Home » Future » What’s driving oil prices?

What’s driving oil prices?

Saw a fascinating squib on TV today with a fellow filling up a dozen gas tanks in order to beat the rising price of gas and driving off with all these plastic, orange containers on the back of this truck. That was followed by a slightly more organized version in which people purchased gas from a dealer and stored it in his tanks from which they could later draw. One fellow was laying out something like $10,000 to protect himself against future rises in price. And, of course, be engaging in this hoarding behavior these folks are guaranteeing that they will see the price rise that they expect. Once people expect inflation to occur, then as day follows night inflation will follow.
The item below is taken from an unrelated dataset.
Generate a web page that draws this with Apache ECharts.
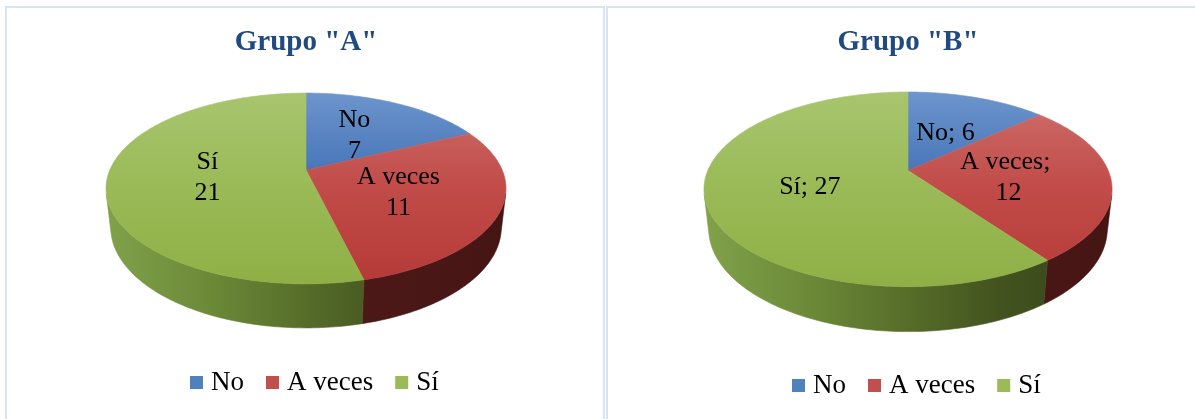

We are led to believe that this hoarding behavior is taking place on a very large scale, involving international speculators who are trading in oil rather than dollars. The US buys goods from China and pays for those goods in dollars. Historically, China then invests those dollars in US government securities where they have earned a good rate of interest. Now the Fed has slashed that interest rate and on top of that the dollar is in a free fall. So, a better place for China to put its dollars is to use them to buy oil today and take delivery of it in the future. This has turned oil into a currency effectively and its inherently hoarding effect is causing the price of oil to rise, which is exactly what the speculator wants to happen – when invested in oil – and fears happening — if not invested in oil.